Practice of Fractional Ownership Goes to Sea
While the broader resort-grade property market continues to reel in the wake of the prolonged global recession and resulting reductions in consumer spending, some niche segments are proving irresistible to purchasers.
A recent alternative form of investment has been fractional yacht ownership. Greater Phuket has seen a steady rise in the number of private marinas over the past decade, starting with the Boat Lagoon and Yacht Haven and followed by the Royal Phuket Marina and the Ao Po, Grand Marina. A super-yacht facility is now under construction at Jumeirah Private Island.
Fractional ownership offerings were launched in 2007 by the Royal Phuket Marina Cruising Club. Then the island's top boutique hotel, the Twin Palms jumped into the market with the debut of Phuket Premier Yachting last year, and most recently the Tawan Cruising Club was launched about the middle of this year.
Typically, the offerings take a single vessel and divide the ownership into 10 shares. Each share represents 28 days' use. There are booking procedures to control time allotment and restrictions on use.
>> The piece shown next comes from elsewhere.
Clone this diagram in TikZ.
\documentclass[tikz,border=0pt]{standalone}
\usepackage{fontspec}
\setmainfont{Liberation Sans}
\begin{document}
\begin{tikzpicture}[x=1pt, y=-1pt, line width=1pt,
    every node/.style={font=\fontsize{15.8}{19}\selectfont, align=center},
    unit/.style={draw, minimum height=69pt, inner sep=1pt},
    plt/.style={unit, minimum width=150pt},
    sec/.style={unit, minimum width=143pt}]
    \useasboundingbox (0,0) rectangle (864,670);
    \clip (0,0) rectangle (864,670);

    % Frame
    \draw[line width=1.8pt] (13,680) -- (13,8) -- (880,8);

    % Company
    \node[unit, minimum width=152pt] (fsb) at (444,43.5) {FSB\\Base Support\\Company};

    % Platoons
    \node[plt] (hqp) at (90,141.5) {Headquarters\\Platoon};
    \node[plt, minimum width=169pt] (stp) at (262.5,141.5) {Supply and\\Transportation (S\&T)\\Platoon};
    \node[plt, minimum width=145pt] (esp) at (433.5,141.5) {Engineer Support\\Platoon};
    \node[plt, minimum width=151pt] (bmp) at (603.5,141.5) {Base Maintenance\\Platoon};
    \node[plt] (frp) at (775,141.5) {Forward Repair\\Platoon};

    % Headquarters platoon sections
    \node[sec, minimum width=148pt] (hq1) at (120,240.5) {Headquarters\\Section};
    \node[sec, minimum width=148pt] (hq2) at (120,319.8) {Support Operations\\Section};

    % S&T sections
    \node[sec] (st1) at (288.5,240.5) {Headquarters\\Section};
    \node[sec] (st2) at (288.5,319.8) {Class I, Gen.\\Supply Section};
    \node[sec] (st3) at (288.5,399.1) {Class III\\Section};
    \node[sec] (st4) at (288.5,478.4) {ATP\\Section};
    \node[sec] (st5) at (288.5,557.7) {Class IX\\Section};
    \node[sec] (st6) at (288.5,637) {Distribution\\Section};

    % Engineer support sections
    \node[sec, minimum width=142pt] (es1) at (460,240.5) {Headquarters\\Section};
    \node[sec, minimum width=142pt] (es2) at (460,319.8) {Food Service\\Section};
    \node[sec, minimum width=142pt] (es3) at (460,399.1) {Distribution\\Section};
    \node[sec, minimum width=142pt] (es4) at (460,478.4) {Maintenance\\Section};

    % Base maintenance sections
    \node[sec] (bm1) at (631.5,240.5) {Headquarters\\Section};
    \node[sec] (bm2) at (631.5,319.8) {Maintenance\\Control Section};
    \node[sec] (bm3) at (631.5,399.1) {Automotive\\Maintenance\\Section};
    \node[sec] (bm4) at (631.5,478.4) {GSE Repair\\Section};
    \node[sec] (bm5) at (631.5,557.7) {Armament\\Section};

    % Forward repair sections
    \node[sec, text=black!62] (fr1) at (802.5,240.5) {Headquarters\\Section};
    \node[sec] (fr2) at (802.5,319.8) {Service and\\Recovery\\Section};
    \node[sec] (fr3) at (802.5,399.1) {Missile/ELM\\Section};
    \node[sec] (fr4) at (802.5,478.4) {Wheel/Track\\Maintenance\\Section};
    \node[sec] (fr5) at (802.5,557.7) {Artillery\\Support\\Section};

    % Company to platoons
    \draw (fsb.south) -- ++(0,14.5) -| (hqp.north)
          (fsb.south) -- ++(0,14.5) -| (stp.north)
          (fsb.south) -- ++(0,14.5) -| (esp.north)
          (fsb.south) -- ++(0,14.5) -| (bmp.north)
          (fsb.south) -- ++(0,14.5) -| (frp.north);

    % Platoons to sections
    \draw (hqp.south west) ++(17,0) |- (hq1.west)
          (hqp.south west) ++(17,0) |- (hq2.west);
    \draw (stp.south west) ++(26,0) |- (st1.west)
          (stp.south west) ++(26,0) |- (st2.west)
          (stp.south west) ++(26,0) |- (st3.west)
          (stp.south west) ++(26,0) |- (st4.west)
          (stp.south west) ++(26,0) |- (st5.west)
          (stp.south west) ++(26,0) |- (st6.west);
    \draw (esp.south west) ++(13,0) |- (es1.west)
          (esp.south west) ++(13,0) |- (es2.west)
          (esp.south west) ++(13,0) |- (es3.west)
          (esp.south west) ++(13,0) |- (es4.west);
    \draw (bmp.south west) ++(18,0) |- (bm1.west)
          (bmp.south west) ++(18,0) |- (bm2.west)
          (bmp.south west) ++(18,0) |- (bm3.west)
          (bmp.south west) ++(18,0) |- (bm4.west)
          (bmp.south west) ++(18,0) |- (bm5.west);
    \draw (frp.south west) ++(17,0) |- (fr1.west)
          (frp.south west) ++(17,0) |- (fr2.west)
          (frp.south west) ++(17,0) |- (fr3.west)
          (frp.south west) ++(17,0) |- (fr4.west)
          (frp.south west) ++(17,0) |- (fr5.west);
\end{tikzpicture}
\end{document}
Overhead expenses are an add-on and include the costs of crew and administration, insurance, maintenance and food and beverage consumed during time spend aboard.
The companies engaged in this business often find synergies with their core activities, which include operating hotels, property-property developments or marinas. The operators say the buyers of fractional ownership shares are all foreigners, with British, French and Scandinavians in the top three and more than half of the buyers live or work in Asia.
In many cases yachts are available for rent when share-owners do not wish to use their time allotments. The operators also provide private charters to outside parties at an average price of Bt 150,000 to Bt 200,000 a day. Owners are then able to offset this revenue against their annual maintenance costs.
At the expiry of a five-year fractional ownership term – which is considered to be the useful life of the vessel – a decision is made on whether to refit the craft or sell it. In the case of sale, any residual value is shared among the owners. This is often touted as a financial gain. However, because of the relatively brief history of these schemes, residual, values remain untested.
Despite the financial crisis, most high-net-worth individuals continue to give high priority to leisure and travel. While many of them are now looking at large purchases, others are tending to buy only those products they intend to use. This makes the fractional-ownership proposition both attractive and timely.
Greater Phuket, with its access to Phang Nga Bay and its islands, as well as destinations like Krabi, Koh Phi Phi and Koh Lanta, will see continued growth of yacht fractional ownership in the coming years. With the recent announcement of a new Sarasin Bridge connecting the island to Phang Nga, there is promise that yachts will be heading straight out into the Andaman Sea to such exotic locations as the Similan Islands and the Burma Banks. At the moment, fractions look to be going out to sea in increasing numbers.